▶ _What you need to do_:
Your answer should be a single number: the count of lines containing the string "page".

▶ _Recorded information_:
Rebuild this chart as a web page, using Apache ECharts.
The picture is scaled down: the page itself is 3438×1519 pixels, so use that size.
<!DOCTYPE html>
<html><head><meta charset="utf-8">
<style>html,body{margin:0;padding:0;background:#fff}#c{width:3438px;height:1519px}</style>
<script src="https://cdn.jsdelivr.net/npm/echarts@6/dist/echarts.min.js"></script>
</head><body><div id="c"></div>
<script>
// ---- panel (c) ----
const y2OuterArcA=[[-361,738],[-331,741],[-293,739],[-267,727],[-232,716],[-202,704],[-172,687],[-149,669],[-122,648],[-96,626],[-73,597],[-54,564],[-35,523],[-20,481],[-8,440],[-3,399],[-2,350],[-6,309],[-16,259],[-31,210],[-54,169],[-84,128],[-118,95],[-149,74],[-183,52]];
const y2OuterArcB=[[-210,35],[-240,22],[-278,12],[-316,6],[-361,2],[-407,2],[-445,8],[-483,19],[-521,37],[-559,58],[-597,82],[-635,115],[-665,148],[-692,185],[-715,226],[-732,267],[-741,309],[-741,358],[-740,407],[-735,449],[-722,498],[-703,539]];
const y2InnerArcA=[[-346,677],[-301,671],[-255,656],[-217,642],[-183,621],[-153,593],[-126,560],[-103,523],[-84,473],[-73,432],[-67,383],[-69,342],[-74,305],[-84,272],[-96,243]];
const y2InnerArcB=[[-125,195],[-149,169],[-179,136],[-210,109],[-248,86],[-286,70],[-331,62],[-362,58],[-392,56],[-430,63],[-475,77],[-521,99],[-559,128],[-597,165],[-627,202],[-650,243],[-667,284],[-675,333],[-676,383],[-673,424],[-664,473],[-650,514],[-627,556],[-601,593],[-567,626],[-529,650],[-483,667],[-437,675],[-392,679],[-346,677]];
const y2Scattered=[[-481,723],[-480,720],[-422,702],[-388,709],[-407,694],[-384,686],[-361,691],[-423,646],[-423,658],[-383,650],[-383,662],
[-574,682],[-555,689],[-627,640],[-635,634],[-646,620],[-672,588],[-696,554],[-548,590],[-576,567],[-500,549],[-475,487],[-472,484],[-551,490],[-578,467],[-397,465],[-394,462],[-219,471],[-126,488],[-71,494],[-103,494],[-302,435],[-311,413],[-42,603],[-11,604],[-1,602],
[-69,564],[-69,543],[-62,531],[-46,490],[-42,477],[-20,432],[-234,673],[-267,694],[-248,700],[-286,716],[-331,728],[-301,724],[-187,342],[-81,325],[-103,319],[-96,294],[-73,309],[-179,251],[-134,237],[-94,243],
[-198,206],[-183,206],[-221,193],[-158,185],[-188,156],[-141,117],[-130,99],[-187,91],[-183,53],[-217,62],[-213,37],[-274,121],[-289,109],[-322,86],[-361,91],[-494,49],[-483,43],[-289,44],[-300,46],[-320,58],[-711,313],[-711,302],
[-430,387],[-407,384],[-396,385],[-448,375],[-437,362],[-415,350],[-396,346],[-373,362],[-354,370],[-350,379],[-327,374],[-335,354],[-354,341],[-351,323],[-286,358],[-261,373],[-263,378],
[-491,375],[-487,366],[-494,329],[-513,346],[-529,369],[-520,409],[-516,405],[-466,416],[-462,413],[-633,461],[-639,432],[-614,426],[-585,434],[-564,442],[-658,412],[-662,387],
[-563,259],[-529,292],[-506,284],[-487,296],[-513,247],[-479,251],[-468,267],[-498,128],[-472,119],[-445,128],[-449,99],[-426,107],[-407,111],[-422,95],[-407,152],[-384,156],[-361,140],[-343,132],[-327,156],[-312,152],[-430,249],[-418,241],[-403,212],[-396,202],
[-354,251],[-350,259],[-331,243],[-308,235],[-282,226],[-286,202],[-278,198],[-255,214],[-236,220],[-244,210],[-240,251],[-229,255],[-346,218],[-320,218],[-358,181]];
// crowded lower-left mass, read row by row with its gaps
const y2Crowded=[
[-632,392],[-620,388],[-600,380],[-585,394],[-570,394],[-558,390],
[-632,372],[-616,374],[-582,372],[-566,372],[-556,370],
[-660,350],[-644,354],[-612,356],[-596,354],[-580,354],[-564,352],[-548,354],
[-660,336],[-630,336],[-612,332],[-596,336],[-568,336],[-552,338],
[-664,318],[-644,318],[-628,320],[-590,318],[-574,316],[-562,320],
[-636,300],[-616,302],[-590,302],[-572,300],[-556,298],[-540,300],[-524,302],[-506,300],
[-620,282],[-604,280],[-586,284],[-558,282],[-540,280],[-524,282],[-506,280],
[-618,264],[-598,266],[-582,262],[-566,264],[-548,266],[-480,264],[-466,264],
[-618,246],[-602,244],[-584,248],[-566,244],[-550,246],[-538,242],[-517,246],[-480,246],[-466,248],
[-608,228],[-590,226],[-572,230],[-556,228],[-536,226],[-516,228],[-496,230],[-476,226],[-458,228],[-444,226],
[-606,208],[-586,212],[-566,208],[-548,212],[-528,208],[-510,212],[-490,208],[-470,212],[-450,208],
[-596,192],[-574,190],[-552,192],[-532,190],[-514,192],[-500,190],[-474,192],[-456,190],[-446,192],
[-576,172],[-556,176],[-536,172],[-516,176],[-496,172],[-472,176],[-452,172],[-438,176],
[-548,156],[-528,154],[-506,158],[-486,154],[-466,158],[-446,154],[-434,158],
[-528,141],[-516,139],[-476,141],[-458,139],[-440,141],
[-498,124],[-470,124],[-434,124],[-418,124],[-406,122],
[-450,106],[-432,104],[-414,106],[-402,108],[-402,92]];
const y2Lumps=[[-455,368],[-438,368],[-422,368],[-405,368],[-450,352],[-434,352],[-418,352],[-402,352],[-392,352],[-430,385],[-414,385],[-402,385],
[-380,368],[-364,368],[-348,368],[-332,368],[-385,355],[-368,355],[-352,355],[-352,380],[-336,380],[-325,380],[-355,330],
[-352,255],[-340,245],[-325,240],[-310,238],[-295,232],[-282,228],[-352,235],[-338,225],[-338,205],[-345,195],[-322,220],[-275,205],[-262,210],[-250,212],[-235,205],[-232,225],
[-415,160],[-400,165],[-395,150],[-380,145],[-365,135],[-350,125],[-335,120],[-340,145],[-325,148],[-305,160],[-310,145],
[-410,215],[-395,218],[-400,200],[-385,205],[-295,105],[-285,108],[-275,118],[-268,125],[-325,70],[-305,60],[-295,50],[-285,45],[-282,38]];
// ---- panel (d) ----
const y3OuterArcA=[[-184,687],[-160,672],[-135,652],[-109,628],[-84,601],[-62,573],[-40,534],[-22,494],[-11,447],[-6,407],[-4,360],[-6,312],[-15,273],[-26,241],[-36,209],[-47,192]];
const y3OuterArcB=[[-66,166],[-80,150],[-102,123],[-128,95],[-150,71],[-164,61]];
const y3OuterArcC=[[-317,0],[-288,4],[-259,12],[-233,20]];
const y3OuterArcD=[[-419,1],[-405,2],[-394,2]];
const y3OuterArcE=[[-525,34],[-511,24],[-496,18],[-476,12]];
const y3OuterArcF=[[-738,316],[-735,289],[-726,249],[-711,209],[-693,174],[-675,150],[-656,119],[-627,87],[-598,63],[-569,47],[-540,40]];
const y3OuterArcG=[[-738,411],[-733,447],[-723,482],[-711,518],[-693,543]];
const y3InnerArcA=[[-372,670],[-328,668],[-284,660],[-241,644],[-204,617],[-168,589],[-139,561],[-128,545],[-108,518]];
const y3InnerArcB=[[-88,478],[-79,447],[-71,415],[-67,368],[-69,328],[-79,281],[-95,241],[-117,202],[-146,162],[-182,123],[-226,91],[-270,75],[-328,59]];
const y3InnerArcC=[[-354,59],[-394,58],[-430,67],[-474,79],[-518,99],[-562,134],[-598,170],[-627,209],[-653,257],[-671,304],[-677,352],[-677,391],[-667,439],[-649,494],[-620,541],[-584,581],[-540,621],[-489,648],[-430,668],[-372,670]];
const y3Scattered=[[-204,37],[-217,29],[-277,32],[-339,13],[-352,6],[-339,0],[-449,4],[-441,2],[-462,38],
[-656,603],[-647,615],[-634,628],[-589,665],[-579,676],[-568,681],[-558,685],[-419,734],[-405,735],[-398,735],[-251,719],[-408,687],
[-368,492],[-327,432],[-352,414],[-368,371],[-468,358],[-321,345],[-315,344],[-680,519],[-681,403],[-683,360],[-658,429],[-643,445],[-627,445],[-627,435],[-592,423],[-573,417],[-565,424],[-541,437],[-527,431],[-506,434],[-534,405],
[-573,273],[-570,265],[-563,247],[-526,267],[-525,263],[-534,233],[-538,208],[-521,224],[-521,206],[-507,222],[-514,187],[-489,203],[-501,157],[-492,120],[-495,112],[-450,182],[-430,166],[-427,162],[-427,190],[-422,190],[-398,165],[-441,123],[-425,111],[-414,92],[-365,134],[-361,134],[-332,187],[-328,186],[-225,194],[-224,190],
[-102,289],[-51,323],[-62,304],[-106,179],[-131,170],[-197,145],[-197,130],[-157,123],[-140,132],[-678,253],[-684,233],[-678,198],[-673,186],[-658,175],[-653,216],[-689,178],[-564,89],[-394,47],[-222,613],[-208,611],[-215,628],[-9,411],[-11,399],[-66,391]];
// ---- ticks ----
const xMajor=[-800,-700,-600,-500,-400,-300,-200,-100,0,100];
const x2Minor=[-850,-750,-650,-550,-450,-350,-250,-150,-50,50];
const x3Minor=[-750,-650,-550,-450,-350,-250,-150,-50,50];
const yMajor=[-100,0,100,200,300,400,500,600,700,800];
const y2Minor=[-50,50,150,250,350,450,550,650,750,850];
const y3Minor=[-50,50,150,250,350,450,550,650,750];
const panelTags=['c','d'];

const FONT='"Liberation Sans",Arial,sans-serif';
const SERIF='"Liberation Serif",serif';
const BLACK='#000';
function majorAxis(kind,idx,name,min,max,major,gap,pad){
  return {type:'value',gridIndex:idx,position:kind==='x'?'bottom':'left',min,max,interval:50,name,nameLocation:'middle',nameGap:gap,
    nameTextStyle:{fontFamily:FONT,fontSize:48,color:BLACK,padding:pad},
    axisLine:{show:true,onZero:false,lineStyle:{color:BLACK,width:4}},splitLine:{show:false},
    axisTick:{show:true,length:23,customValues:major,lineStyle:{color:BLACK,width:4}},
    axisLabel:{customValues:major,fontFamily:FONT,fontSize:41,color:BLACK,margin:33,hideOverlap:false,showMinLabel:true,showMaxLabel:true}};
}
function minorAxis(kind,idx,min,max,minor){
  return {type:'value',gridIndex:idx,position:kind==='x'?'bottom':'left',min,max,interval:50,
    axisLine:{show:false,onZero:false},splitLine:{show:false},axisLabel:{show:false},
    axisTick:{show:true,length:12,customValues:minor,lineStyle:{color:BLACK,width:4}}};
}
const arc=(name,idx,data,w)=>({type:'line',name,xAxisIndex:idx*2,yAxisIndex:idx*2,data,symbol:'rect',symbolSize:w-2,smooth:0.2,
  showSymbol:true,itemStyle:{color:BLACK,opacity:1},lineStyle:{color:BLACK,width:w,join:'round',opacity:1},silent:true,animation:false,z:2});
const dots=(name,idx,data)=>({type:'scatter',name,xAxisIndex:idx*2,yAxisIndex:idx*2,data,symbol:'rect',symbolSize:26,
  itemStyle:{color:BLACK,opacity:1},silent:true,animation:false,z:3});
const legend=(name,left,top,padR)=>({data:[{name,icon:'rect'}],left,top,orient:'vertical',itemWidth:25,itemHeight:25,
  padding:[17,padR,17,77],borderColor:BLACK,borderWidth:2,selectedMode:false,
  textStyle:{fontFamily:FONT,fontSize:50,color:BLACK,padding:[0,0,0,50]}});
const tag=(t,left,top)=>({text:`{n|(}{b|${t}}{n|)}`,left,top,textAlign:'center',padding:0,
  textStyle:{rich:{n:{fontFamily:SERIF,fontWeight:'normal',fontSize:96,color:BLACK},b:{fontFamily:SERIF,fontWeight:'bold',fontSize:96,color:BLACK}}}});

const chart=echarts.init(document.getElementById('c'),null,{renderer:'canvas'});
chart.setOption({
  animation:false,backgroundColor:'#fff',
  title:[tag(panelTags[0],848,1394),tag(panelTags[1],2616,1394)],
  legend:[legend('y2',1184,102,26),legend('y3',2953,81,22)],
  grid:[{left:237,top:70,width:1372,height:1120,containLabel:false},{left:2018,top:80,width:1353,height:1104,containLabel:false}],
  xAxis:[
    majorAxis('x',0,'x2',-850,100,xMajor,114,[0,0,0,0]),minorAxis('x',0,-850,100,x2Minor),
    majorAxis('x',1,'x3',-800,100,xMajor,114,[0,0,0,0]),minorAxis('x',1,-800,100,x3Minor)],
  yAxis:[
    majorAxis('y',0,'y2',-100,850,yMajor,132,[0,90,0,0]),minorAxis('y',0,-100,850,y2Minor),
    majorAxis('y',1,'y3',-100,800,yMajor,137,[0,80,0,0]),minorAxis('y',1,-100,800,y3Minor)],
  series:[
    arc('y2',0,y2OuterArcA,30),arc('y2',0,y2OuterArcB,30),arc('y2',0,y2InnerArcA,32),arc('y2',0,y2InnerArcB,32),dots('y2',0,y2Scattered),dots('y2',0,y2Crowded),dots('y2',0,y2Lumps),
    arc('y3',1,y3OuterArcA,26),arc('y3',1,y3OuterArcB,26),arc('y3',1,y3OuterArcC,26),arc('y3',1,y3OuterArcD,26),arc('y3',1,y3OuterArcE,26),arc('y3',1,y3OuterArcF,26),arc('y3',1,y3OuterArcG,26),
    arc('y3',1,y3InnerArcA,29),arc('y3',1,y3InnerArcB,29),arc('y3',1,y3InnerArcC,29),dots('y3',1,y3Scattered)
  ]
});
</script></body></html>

▶ _Exercise result_:
2